» Stated task
Write out the entries verbatim and leave the images out of the copy.
— start —
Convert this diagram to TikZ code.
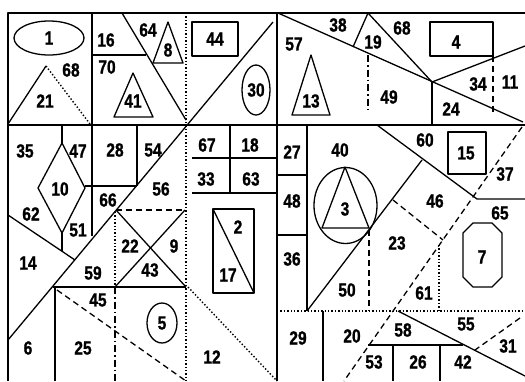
\documentclass[tikz,border=0pt]{standalone}
\usepackage{fontspec}
\setmainfont{Liberation Sans}
\newfontfamily\numfont{Liberation Sans}[FakeStretch=0.82,FakeBold=1]
\usepackage{tikz}

\begin{document}
\begin{tikzpicture}[
  x=1pt, y=-1pt,
  line width=1.3pt, line join=round,
  num/.style={inner sep=0pt, font=\numfont\bfseries\fontsize{19}{19}\selectfont},
  dot/.style={dotted, line width=1.4pt},
  dsh/.style={dash pattern=on 6pt off 4pt},
  dshdot/.style={dash pattern=on 7pt off 3pt on 1.5pt off 3pt}
]
\useasboundingbox (0,0) rectangle (525,381);
% frame and main dividers
\draw (8,381) -- (8,13) -- (525,13);
\draw (8,125) -- (525,125);
\draw (92,13) -- (92,125);
\draw (277,13) -- (277,381);
\draw[dot] (186,13) -- (186,381);
\draw (273,22) -- (8,340);
% top left
\draw (49,38) ellipse (35 and 17);
\draw (8,124) -- (46,66);
\draw[dot] (46,66) -- (90,124);
\draw (92,55) -- (146,55);
\draw (122,13) -- (186,120);
\draw (168,22) -- (153,63) -- (183,63) -- cycle;
\draw (133,73) -- (114,117) -- (153,117) -- cycle;
% top middle
\draw (192,22) rectangle (238,56);
\draw (256,90) ellipse (14 and 25);
\draw (311,55) -- (292,115) -- (330,115) -- cycle;
% top right
\draw (278,13) -- (523,122);
\draw (353,47) -- (368,13) -- (432,82);
\draw (432,82) -- (432,125);
\draw (432,82) -- (525,46);
\draw (430,22) rectangle (493,56);
\draw[dsh] (493,56) -- (493,112);
\draw[dshdot] (368,55) -- (368,112);
% middle left
\draw (62,125) -- (62,143);
\draw (62,143) -- (38,188) -- (62,233) -- (85,188) -- cycle;
\draw (62,233) -- (62,251);
\draw (8,215) -- (75,260);
\draw (92,125) -- (92,236);
\draw (85,186) -- (137,186);
\draw (137,125) -- (137,186);
\draw[dsh] (116,210) -- (185,210);
\draw (116,210) -- (186,287);
\draw (185,210) -- (115,287);
\draw[dot] (115,212) -- (115,285);
\draw (53,287) -- (186,287);
% bottom left
\draw (55,287) -- (55,381);
\draw[dshdot] (115,287) -- (115,381);
\draw[dsh] (57,290) -- (186,381);
\draw (162,323) ellipse (15 and 20);
\draw[dot] (188,287) -- (277,381);
% middle
\draw (192,158) -- (277,158);
\draw (192,193) -- (277,193);
\draw (230,125) -- (230,193);
\draw (213,209) rectangle (254,293);
\draw (213,209) -- (254,293);
\draw (307,125) -- (307,311);
\draw (277,175) -- (307,175);
\draw (277,235) -- (307,235);
% middle right
\draw (345.5,205.5) ellipse (31.5 and 38);
\draw (345,167) -- (322,228) -- (369,228) -- cycle;
\draw (307,311) -- (422,160);
\draw (377,125) -- (477,199) -- (525,199);
\draw (448,132) rectangle (486,174);
\draw[dsh] (393,200) -- (443,240);
\draw[dsh] (522,127) -- (344,381);
\draw[dsh] (369,230) -- (369,311);
\draw[dot] (439,245) -- (439,311);
\draw (473,223) -- (492,223) -- (502,233) -- (502,277) -- (492,287)
  -- (473,287) -- (463,277) -- (463,233) -- cycle;
% bottom right
\draw[dot] (277,311) -- (525,311);
\draw (323,311) -- (323,381);
\draw (398,311) -- (525,376);
\draw (368,345) -- (463,345);
\draw (393,345) -- (393,381);
\draw (440,345) -- (440,381);
\draw[dsh] (520,318) -- (475,350);
% labels
\node[num] (n1) at (49,38) {1};
\node[num] (n16) at (106,40) {16};
\node[num] (n64) at (148,30) {64};
\node[num] (n8) at (168,50) {8};
\node[num] (n68a) at (71,70) {68};
\node[num] (n70) at (107,67) {70};
\node[num] (n41) at (133,101) {41};
\node[num] (n21) at (45,101) {21};
\node[num] (n44) at (215,39) {44};
\node[num] (n30) at (256,90) {30};
\node[num] (n57) at (294,44) {57};
\node[num] (n38) at (338,25) {38};
\node[num] (n13) at (311,101) {13};
\node[num] (n19) at (373,42) {19};
\node[num] (n68b) at (402,28) {68};
\node[num] (n4) at (456,42) {4};
\node[num] (n49) at (389,97) {49};
\node[num] (n34) at (478,84) {34};
\node[num] (n11) at (510,82) {11};
\node[num] (n24) at (451,109) {24};
\node[num] (n35) at (25,151) {35};
\node[num] (n47) at (78,151) {47};
\node[num] (n28) at (115,150) {28};
\node[num] (n54) at (153,150) {54};
\node[num] (n10) at (60,189) {10};
\node[num] (n62) at (31,214) {62};
\node[num] (n51) at (78,230) {51};
\node[num] (n66) at (108,200) {66};
\node[num] (n56) at (161,189) {56};
\node[num] (n22) at (130,246) {22};
\node[num] (n9) at (174,246) {9};
\node[num] (n43) at (150,270) {43};
\node[num] (n14) at (28,263) {14};
\node[num] (n59) at (93,273) {59};
\node[num] (n45) at (98,300) {45};
\node[num] (n6) at (28,348) {6};
\node[num] (n25) at (83,348) {25};
\node[num] (n5) at (162,323) {5};
\node[num] (n12) at (212,357) {12};
\node[num] (n67) at (207,145) {67};
\node[num] (n18) at (250,145) {18};
\node[num] (n33) at (206,179) {33};
\node[num] (n63) at (251,179) {63};
\node[num] (n2) at (238,227) {2};
\node[num] (n17) at (228,275) {17};
\node[num] (n27) at (292,152) {27};
\node[num] (n48) at (292,201) {48};
\node[num] (n36) at (292,259) {36};
\node[num] (n40) at (340,150) {40};
\node[num] (n3) at (345,209) {3};
\node[num] (n60) at (425,140) {60};
\node[num] (n15) at (466,153) {15};
\node[num] (n37) at (505,174) {37};
\node[num] (n46) at (435,201) {46};
\node[num] (n65) at (500,213) {65};
\node[num] (n23) at (397,243) {23};
\node[num] (n7) at (482,257) {7};
\node[num] (n50) at (347,290) {50};
\node[num] (n61) at (424,293) {61};
\node[num] (n29) at (298,338) {29};
\node[num] (n20) at (352,336) {20};
\node[num] (n58) at (403,330) {58};
\node[num] (n55) at (466,324) {55};
\node[num] (n31) at (508,346) {31};
\node[num] (n53) at (374,362) {53};
\node[num] (n26) at (418,362) {26};
\node[num] (n42) at (463,362) {42};
\end{tikzpicture}
\end{document}
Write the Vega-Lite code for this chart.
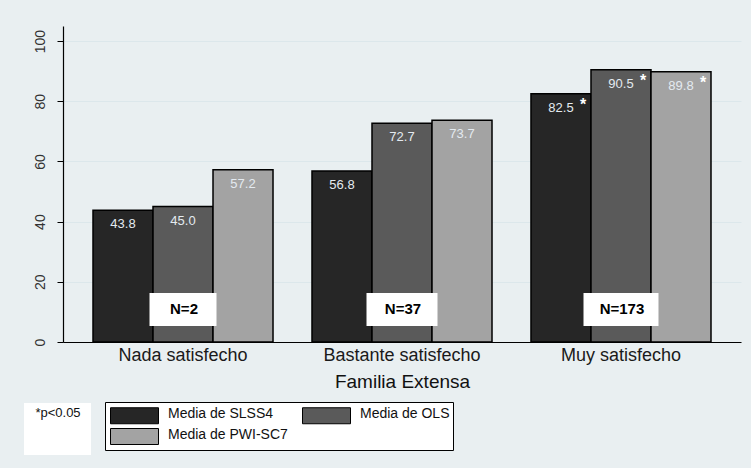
— end —
» Result for this exercise
Convert this diagram to TikZ code.
\documentclass[tikz,border=0pt]{standalone}
\usepackage{fontspec}
\setmainfont{Liberation Sans}
\newfontfamily\numfont{Liberation Sans}[FakeStretch=0.82,FakeBold=1]
\usepackage{tikz}

\begin{document}
\begin{tikzpicture}[
  x=1pt, y=-1pt,
  line width=1.3pt, line join=round,
  num/.style={inner sep=0pt, font=\numfont\bfseries\fontsize{19}{19}\selectfont},
  dot/.style={dotted, line width=1.4pt},
  dsh/.style={dash pattern=on 6pt off 4pt},
  dshdot/.style={dash pattern=on 7pt off 3pt on 1.5pt off 3pt}
]
\useasboundingbox (0,0) rectangle (525,381);
% frame and main dividers
\draw (8,381) -- (8,13) -- (525,13);
\draw (8,125) -- (525,125);
\draw (92,13) -- (92,125);
\draw (277,13) -- (277,381);
\draw[dot] (186,13) -- (186,381);
\draw (273,22) -- (8,340);
% top left
\draw (49,38) ellipse (35 and 17);
\draw (8,124) -- (46,66);
\draw[dot] (46,66) -- (90,124);
\draw (92,55) -- (146,55);
\draw (122,13) -- (186,120);
\draw (168,22) -- (153,63) -- (183,63) -- cycle;
\draw (133,73) -- (114,117) -- (153,117) -- cycle;
% top middle
\draw (192,22) rectangle (238,56);
\draw (256,90) ellipse (14 and 25);
\draw (311,55) -- (292,115) -- (330,115) -- cycle;
% top right
\draw (278,13) -- (523,122);
\draw (353,47) -- (368,13) -- (432,82);
\draw (432,82) -- (432,125);
\draw (432,82) -- (525,46);
\draw (430,22) rectangle (493,56);
\draw[dsh] (493,56) -- (493,112);
\draw[dshdot] (368,55) -- (368,112);
% middle left
\draw (62,125) -- (62,143);
\draw (62,143) -- (38,188) -- (62,233) -- (85,188) -- cycle;
\draw (62,233) -- (62,251);
\draw (8,215) -- (75,260);
\draw (92,125) -- (92,236);
\draw (85,186) -- (137,186);
\draw (137,125) -- (137,186);
\draw[dsh] (116,210) -- (185,210);
\draw (116,210) -- (186,287);
\draw (185,210) -- (115,287);
\draw[dot] (115,212) -- (115,285);
\draw (53,287) -- (186,287);
% bottom left
\draw (55,287) -- (55,381);
\draw[dshdot] (115,287) -- (115,381);
\draw[dsh] (57,290) -- (186,381);
\draw (162,323) ellipse (15 and 20);
\draw[dot] (188,287) -- (277,381);
% middle
\draw (192,158) -- (277,158);
\draw (192,193) -- (277,193);
\draw (230,125) -- (230,193);
\draw (213,209) rectangle (254,293);
\draw (213,209) -- (254,293);
\draw (307,125) -- (307,311);
\draw (277,175) -- (307,175);
\draw (277,235) -- (307,235);
% middle right
\draw (345.5,205.5) ellipse (31.5 and 38);
\draw (345,167) -- (322,228) -- (369,228) -- cycle;
\draw (307,311) -- (422,160);
\draw (377,125) -- (477,199) -- (525,199);
\draw (448,132) rectangle (486,174);
\draw[dsh] (393,200) -- (443,240);
\draw[dsh] (522,127) -- (344,381);
\draw[dsh] (369,230) -- (369,311);
\draw[dot] (439,245) -- (439,311);
\draw (473,223) -- (492,223) -- (502,233) -- (502,277) -- (492,287)
  -- (473,287) -- (463,277) -- (463,233) -- cycle;
% bottom right
\draw[dot] (277,311) -- (525,311);
\draw (323,311) -- (323,381);
\draw (398,311) -- (525,376);
\draw (368,345) -- (463,345);
\draw (393,345) -- (393,381);
\draw (440,345) -- (440,381);
\draw[dsh] (520,318) -- (475,350);
% labels
\node[num] (n1) at (49,38) {1};
\node[num] (n16) at (106,40) {16};
\node[num] (n64) at (148,30) {64};
\node[num] (n8) at (168,50) {8};
\node[num] (n68a) at (71,70) {68};
\node[num] (n70) at (107,67) {70};
\node[num] (n41) at (133,101) {41};
\node[num] (n21) at (45,101) {21};
\node[num] (n44) at (215,39) {44};
\node[num] (n30) at (256,90) {30};
\node[num] (n57) at (294,44) {57};
\node[num] (n38) at (338,25) {38};
\node[num] (n13) at (311,101) {13};
\node[num] (n19) at (373,42) {19};
\node[num] (n68b) at (402,28) {68};
\node[num] (n4) at (456,42) {4};
\node[num] (n49) at (389,97) {49};
\node[num] (n34) at (478,84) {34};
\node[num] (n11) at (510,82) {11};
\node[num] (n24) at (451,109) {24};
\node[num] (n35) at (25,151) {35};
\node[num] (n47) at (78,151) {47};
\node[num] (n28) at (115,150) {28};
\node[num] (n54) at (153,150) {54};
\node[num] (n10) at (60,189) {10};
\node[num] (n62) at (31,214) {62};
\node[num] (n51) at (78,230) {51};
\node[num] (n66) at (108,200) {66};
\node[num] (n56) at (161,189) {56};
\node[num] (n22) at (130,246) {22};
\node[num] (n9) at (174,246) {9};
\node[num] (n43) at (150,270) {43};
\node[num] (n14) at (28,263) {14};
\node[num] (n59) at (93,273) {59};
\node[num] (n45) at (98,300) {45};
\node[num] (n6) at (28,348) {6};
\node[num] (n25) at (83,348) {25};
\node[num] (n5) at (162,323) {5};
\node[num] (n12) at (212,357) {12};
\node[num] (n67) at (207,145) {67};
\node[num] (n18) at (250,145) {18};
\node[num] (n33) at (206,179) {33};
\node[num] (n63) at (251,179) {63};
\node[num] (n2) at (238,227) {2};
\node[num] (n17) at (228,275) {17};
\node[num] (n27) at (292,152) {27};
\node[num] (n48) at (292,201) {48};
\node[num] (n36) at (292,259) {36};
\node[num] (n40) at (340,150) {40};
\node[num] (n3) at (345,209) {3};
\node[num] (n60) at (425,140) {60};
\node[num] (n15) at (466,153) {15};
\node[num] (n37) at (505,174) {37};
\node[num] (n46) at (435,201) {46};
\node[num] (n65) at (500,213) {65};
\node[num] (n23) at (397,243) {23};
\node[num] (n7) at (482,257) {7};
\node[num] (n50) at (347,290) {50};
\node[num] (n61) at (424,293) {61};
\node[num] (n29) at (298,338) {29};
\node[num] (n20) at (352,336) {20};
\node[num] (n58) at (403,330) {58};
\node[num] (n55) at (466,324) {55};
\node[num] (n31) at (508,346) {31};
\node[num] (n53) at (374,362) {53};
\node[num] (n26) at (418,362) {26};
\node[num] (n42) at (463,362) {42};
\end{tikzpicture}
\end{document}
Write the Vega-Lite code for this chart.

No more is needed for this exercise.